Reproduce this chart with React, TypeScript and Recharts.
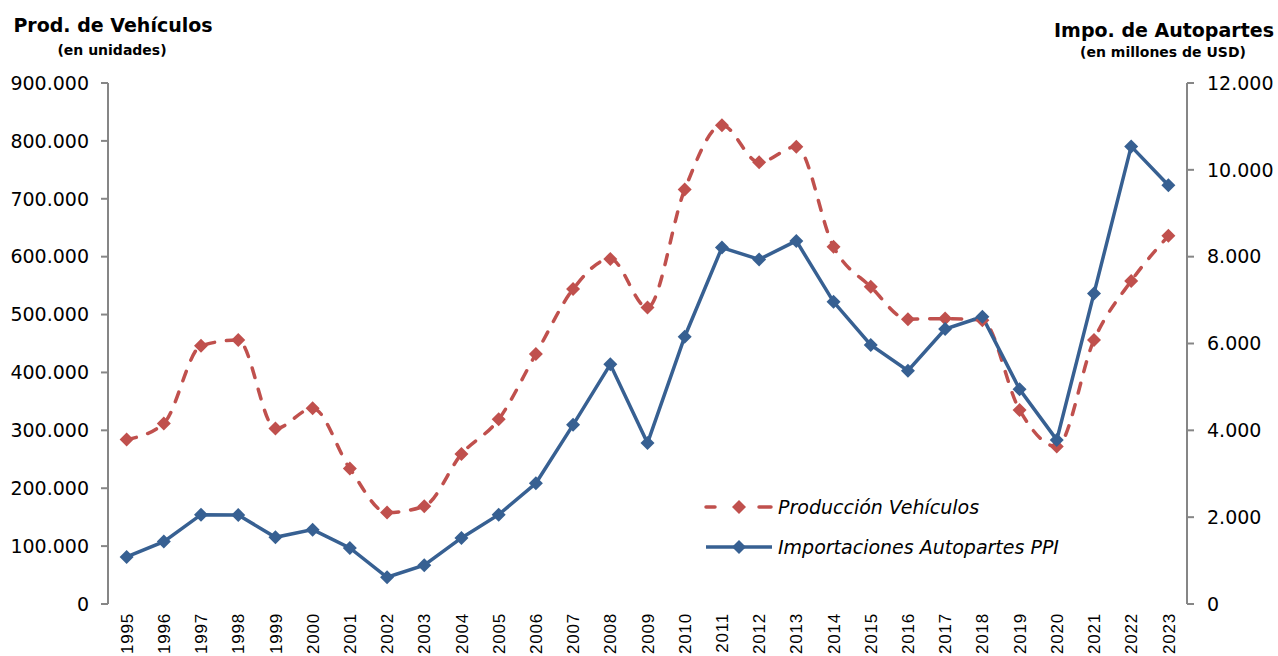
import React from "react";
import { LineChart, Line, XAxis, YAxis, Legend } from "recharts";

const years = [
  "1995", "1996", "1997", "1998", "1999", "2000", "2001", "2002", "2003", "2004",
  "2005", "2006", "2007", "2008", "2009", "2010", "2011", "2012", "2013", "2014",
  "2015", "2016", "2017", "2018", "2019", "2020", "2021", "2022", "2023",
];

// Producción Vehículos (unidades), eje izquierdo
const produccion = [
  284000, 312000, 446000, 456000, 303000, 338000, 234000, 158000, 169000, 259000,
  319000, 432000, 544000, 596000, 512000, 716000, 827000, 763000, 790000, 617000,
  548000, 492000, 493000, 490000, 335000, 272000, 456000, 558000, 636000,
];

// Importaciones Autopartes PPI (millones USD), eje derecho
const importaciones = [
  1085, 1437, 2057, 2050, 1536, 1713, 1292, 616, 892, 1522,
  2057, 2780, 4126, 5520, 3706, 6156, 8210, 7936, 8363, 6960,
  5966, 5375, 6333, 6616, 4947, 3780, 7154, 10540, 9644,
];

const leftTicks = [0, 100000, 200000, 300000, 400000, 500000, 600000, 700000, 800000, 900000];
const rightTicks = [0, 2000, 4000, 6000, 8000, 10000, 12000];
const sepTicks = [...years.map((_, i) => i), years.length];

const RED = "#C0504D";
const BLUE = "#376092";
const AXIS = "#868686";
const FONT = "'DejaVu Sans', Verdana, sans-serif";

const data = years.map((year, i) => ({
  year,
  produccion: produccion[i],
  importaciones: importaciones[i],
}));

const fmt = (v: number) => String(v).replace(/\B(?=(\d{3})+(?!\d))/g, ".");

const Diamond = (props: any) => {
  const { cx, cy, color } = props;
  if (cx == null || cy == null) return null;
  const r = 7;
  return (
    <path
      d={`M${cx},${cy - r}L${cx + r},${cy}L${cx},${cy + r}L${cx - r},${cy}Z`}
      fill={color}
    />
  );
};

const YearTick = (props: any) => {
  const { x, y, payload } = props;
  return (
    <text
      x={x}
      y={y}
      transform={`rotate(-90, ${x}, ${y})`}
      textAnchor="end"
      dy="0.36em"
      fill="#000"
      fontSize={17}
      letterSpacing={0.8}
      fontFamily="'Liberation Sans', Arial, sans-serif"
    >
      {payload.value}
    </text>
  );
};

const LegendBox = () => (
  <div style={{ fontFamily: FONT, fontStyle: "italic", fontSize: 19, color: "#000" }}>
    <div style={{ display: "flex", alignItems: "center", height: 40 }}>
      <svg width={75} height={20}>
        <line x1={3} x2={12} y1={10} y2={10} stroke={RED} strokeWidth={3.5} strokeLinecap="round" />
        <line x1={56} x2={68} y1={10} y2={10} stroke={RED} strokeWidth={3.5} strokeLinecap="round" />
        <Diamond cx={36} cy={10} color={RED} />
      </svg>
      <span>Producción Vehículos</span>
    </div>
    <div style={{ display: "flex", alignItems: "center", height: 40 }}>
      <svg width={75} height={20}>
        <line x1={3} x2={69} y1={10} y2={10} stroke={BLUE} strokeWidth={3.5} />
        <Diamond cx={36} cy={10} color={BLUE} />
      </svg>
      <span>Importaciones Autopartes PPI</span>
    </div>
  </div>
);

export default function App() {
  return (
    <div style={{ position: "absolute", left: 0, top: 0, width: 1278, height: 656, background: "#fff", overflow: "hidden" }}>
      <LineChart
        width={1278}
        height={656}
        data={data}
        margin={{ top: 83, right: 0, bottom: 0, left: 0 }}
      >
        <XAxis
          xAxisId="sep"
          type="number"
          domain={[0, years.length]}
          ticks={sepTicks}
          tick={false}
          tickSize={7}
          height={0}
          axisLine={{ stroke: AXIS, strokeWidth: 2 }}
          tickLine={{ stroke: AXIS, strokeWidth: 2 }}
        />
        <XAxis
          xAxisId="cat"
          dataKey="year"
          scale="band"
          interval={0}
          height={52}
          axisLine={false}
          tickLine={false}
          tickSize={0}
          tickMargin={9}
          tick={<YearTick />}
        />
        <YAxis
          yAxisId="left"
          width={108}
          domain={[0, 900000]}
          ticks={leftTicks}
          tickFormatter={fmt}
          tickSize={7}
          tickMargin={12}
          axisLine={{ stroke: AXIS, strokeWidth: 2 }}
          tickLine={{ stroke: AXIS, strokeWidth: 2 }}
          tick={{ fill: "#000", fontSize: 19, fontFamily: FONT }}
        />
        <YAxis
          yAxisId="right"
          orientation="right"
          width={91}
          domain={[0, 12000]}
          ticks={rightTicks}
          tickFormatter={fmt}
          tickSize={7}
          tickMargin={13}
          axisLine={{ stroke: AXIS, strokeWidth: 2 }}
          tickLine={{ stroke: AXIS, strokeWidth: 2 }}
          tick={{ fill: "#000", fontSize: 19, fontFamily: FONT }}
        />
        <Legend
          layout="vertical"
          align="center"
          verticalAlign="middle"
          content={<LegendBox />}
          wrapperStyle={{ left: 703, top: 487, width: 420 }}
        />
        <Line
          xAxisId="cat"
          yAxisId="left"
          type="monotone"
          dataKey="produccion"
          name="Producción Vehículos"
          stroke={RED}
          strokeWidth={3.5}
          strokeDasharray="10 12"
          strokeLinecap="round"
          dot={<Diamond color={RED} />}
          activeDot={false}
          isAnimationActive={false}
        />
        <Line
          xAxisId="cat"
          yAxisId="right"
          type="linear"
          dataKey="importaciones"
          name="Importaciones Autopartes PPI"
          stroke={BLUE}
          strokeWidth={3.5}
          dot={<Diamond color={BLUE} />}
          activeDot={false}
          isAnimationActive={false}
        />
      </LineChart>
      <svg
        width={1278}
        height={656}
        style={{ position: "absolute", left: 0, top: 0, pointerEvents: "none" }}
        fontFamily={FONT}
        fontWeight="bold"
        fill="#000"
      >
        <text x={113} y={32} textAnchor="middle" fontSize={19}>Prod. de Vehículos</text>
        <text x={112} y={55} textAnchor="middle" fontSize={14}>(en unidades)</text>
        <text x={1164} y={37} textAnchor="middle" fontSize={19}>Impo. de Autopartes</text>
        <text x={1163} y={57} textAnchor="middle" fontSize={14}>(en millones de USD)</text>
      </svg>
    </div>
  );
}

**Stated goal:** Take the data above and repeat it exactly, leaving each picture out.

**The response:**
Reproduce this chart with React, TypeScript and Recharts.
import React from "react";
import { LineChart, Line, XAxis, YAxis, Legend } from "recharts";

const years = [
  "1995", "1996", "1997", "1998", "1999", "2000", "2001", "2002", "2003", "2004",
  "2005", "2006", "2007", "2008", "2009", "2010", "2011", "2012", "2013", "2014",
  "2015", "2016", "2017", "2018", "2019", "2020", "2021", "2022", "2023",
];

// Producción Vehículos (unidades), eje izquierdo
const produccion = [
  284000, 312000, 446000, 456000, 303000, 338000, 234000, 158000, 169000, 259000,
  319000, 432000, 544000, 596000, 512000, 716000, 827000, 763000, 790000, 617000,
  548000, 492000, 493000, 490000, 335000, 272000, 456000, 558000, 636000,
];

// Importaciones Autopartes PPI (millones USD), eje derecho
const importaciones = [
  1085, 1437, 2057, 2050, 1536, 1713, 1292, 616, 892, 1522,
  2057, 2780, 4126, 5520, 3706, 6156, 8210, 7936, 8363, 6960,
  5966, 5375, 6333, 6616, 4947, 3780, 7154, 10540, 9644,
];

const leftTicks = [0, 100000, 200000, 300000, 400000, 500000, 600000, 700000, 800000, 900000];
const rightTicks = [0, 2000, 4000, 6000, 8000, 10000, 12000];
const sepTicks = [...years.map((_, i) => i), years.length];

const RED = "#C0504D";
const BLUE = "#376092";
const AXIS = "#868686";
const FONT = "'DejaVu Sans', Verdana, sans-serif";

const data = years.map((year, i) => ({
  year,
  produccion: produccion[i],
  importaciones: importaciones[i],
}));

const fmt = (v: number) => String(v).replace(/\B(?=(\d{3})+(?!\d))/g, ".");

const Diamond = (props: any) => {
  const { cx, cy, color } = props;
  if (cx == null || cy == null) return null;
  const r = 7;
  return (
    <path
      d={`M${cx},${cy - r}L${cx + r},${cy}L${cx},${cy + r}L${cx - r},${cy}Z`}
      fill={color}
    />
  );
};

const YearTick = (props: any) => {
  const { x, y, payload } = props;
  return (
    <text
      x={x}
      y={y}
      transform={`rotate(-90, ${x}, ${y})`}
      textAnchor="end"
      dy="0.36em"
      fill="#000"
      fontSize={17}
      letterSpacing={0.8}
      fontFamily="'Liberation Sans', Arial, sans-serif"
    >
      {payload.value}
    </text>
  );
};

const LegendBox = () => (
  <div style={{ fontFamily: FONT, fontStyle: "italic", fontSize: 19, color: "#000" }}>
    <div style={{ display: "flex", alignItems: "center", height: 40 }}>
      <svg width={75} height={20}>
        <line x1={3} x2={12} y1={10} y2={10} stroke={RED} strokeWidth={3.5} strokeLinecap="round" />
        <line x1={56} x2={68} y1={10} y2={10} stroke={RED} strokeWidth={3.5} strokeLinecap="round" />
        <Diamond cx={36} cy={10} color={RED} />
      </svg>
      <span>Producción Vehículos</span>
    </div>
    <div style={{ display: "flex", alignItems: "center", height: 40 }}>
      <svg width={75} height={20}>
        <line x1={3} x2={69} y1={10} y2={10} stroke={BLUE} strokeWidth={3.5} />
        <Diamond cx={36} cy={10} color={BLUE} />
      </svg>
      <span>Importaciones Autopartes PPI</span>
    </div>
  </div>
);

export default function App() {
  return (
    <div style={{ position: "absolute", left: 0, top: 0, width: 1278, height: 656, background: "#fff", overflow: "hidden" }}>
      <LineChart
        width={1278}
        height={656}
        data={data}
        margin={{ top: 83, right: 0, bottom: 0, left: 0 }}
      >
        <XAxis
          xAxisId="sep"
          type="number"
          domain={[0, years.length]}
          ticks={sepTicks}
          tick={false}
          tickSize={7}
          height={0}
          axisLine={{ stroke: AXIS, strokeWidth: 2 }}
          tickLine={{ stroke: AXIS, strokeWidth: 2 }}
        />
        <XAxis
          xAxisId="cat"
          dataKey="year"
          scale="band"
          interval={0}
          height={52}
          axisLine={false}
          tickLine={false}
          tickSize={0}
          tickMargin={9}
          tick={<YearTick />}
        />
        <YAxis
          yAxisId="left"
          width={108}
          domain={[0, 900000]}
          ticks={leftTicks}
          tickFormatter={fmt}
          tickSize={7}
          tickMargin={12}
          axisLine={{ stroke: AXIS, strokeWidth: 2 }}
          tickLine={{ stroke: AXIS, strokeWidth: 2 }}
          tick={{ fill: "#000", fontSize: 19, fontFamily: FONT }}
        />
        <YAxis
          yAxisId="right"
          orientation="right"
          width={91}
          domain={[0, 12000]}
          ticks={rightTicks}
          tickFormatter={fmt}
          tickSize={7}
          tickMargin={13}
          axisLine={{ stroke: AXIS, strokeWidth: 2 }}
          tickLine={{ stroke: AXIS, strokeWidth: 2 }}
          tick={{ fill: "#000", fontSize: 19, fontFamily: FONT }}
        />
        <Legend
          layout="vertical"
          align="center"
          verticalAlign="middle"
          content={<LegendBox />}
          wrapperStyle={{ left: 703, top: 487, width: 420 }}
        />
        <Line
          xAxisId="cat"
          yAxisId="left"
          type="monotone"
          dataKey="produccion"
          name="Producción Vehículos"
          stroke={RED}
          strokeWidth={3.5}
          strokeDasharray="10 12"
          strokeLinecap="round"
          dot={<Diamond color={RED} />}
          activeDot={false}
          isAnimationActive={false}
        />
        <Line
          xAxisId="cat"
          yAxisId="right"
          type="linear"
          dataKey="importaciones"
          name="Importaciones Autopartes PPI"
          stroke={BLUE}
          strokeWidth={3.5}
          dot={<Diamond color={BLUE} />}
          activeDot={false}
          isAnimationActive={false}
        />
      </LineChart>
      <svg
        width={1278}
        height={656}
        style={{ position: "absolute", left: 0, top: 0, pointerEvents: "none" }}
        fontFamily={FONT}
        fontWeight="bold"
        fill="#000"
      >
        <text x={113} y={32} textAnchor="middle" fontSize={19}>Prod. de Vehículos</text>
        <text x={112} y={55} textAnchor="middle" fontSize={14}>(en unidades)</text>
        <text x={1164} y={37} textAnchor="middle" fontSize={19}>Impo. de Autopartes</text>
        <text x={1163} y={57} textAnchor="middle" fontSize={14}>(en millones de USD)</text>
      </svg>
    </div>
  );
}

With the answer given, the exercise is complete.